VW-TRATON RAISES THE BAR IN BID TO SEAL CONCLUSION IN NAVISTAR DEAL

Traton has announced it has agreed to raise its takeover bid for Navistar International to $US44.50 per share  up from its earlier bid of $US43, and indicated it may be closing in on the protracted deal that would enable it to complete the acquisition of Navistar and extend its reach into the vital North America truck market.

A successful completion of the bid to acquire all of Navistar would see a global truck business that would combine Traton’s MAN, Scania and Volkswagen truck brands with Navistar, completing the final piece in the jigsaw for an operation that was originally mastermined by Andreas Renschler, who left the company as CEO in July.

The plan mimics Renschler’s strategy when he previously headed up Daimler trucks, where he engineered the acquisition of Freightliner, Western Star and Detroit Diesel in the US and Fuso in Japan to combine with the Mercedes Benz, creating a global reach for that corporation.

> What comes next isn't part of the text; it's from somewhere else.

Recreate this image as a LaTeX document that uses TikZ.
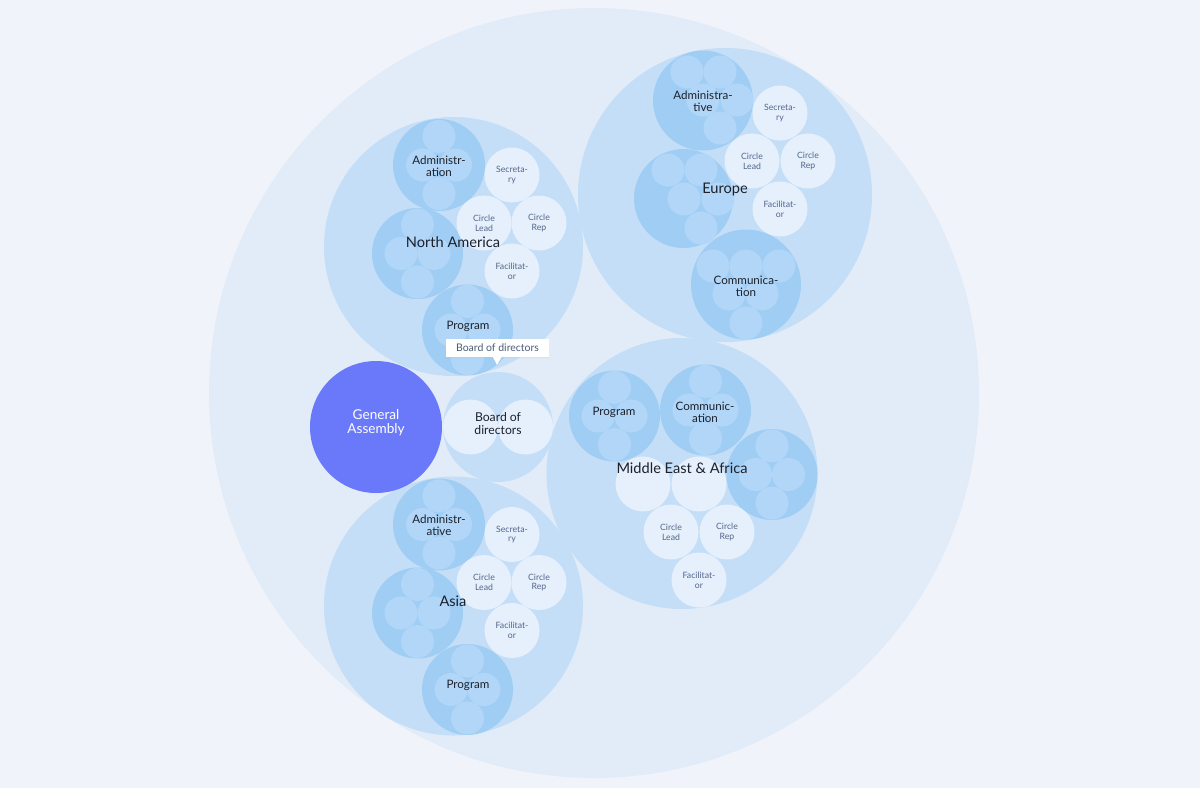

Despite Renschler’s departure, his successor, Herbert Diess, is clearly pushing on with the acquisition plan, despite the roadblocks imposed by some hard bargaining major shareholders in Navistar, who have been holding out for a higher offer.

Diess, like his successor and mentor Renschler, knows that without a North American presence Traton cannot be considered a truly global truck brand. Success in adding Navistar to the Traton group is vital at a time when the truck industry is seeking ways to share the costs of developing low and zero emissions transport technology.

The North American market is still the truck industry’s largest source of profits, and  without a presence there Traton cannot take on rivals Daimler, Volvo and Paccar, all  of which have strong and profitable presence in both Europe and North America along with other key markets including Latin America and Asia.

Raising its bid for Navistar to $US44.50 per share will mean that Traton would pay around $US3.7 billion ($AUD5.22billion) for the remaining shares it doesn’t own, valuing the U.S. business at around $US4.4 billion ($AUD6.2 billion).

Traton currently owns 16.8 per cent of Navistar making it the equal biggest shareholder in the US company, which has struggled in recent times to muster the finanbce and resources to stay competitive with its major US rivals including Freighliner, Volvo, Mack and the Paccar brands Peterbilt and Kenworth.

In reality Navistar also needs Traton and its extensive financial and technical resources to stay viable and competitive. There are no obvious alternative suitors for Navistar apart from Traton and without a major injection of capital and technology Navistar would have been headed for corporate oblivion in time.

In a statement to the markets on Friday US time, Traton announced its increased offer for the remaining 83.2 percent of the Navistar shares, and said that it had ‘reached agreement in principle to acquire those shares’.

“Navistar and Traton SE have reached agreement in principle to acquire by merger all shares in Navistar not already held by Traton, at a price of $US44.50 per Navistar share,” Traton said in the statement.

“The deal hinges on finalising due diligence, agreeing to merger terms and related transaction documents and approval by the executive bodies of Navistar and Volkswagen, the Traton statement said.

“There is no assurance that the parties will reach agreement on definitive transaction documentation, or as to the terms thereof or that any transaction, if such agreement is reached, will ultimately be consummated,” the statement cautioned.

The higher $US44.50 per share offer came just hours before Traton’s earlier $US43 per share offer was due to expire, and followed days of protracted negotiation during which Navistar’s board insisted the offer would need to be raised to $US44.50 per share to win the backing of existing shareholders.

On the back if the announcement Navistar shares closed up 22.9 per cent at $US43.52 o Friday.

The main stumbling block for Traton has so far been  winning over billionaire activist investor, Carl Icahn, whose fund also holds  a 16.8 per cent stake in Navistar.

Icahn, his former protégé Mark Rachesky’s MHR Fund Management and Gabelli Funds, together hold about 40 per cent of Navistar and have been forcing Traton’s hand to the point that many believe their brinksmanship may have forced Renschler’s departure.

In a recent address to shareholders at its AGM, new Traton CEO, Herbert Diess, said that  boosting the value of VW’s trucks unit is his major priority.

Traton is in the midst of a major restructuring of MAN unit and Diess also singled out the importance of acquiring Navistar as a vital goal in his address to the AGM.

It seems as though the new offer will seal the deal for Traton, but the machinations that have played out so far in this intriguing corporate battle means that anything could be possible before this deal is sealed.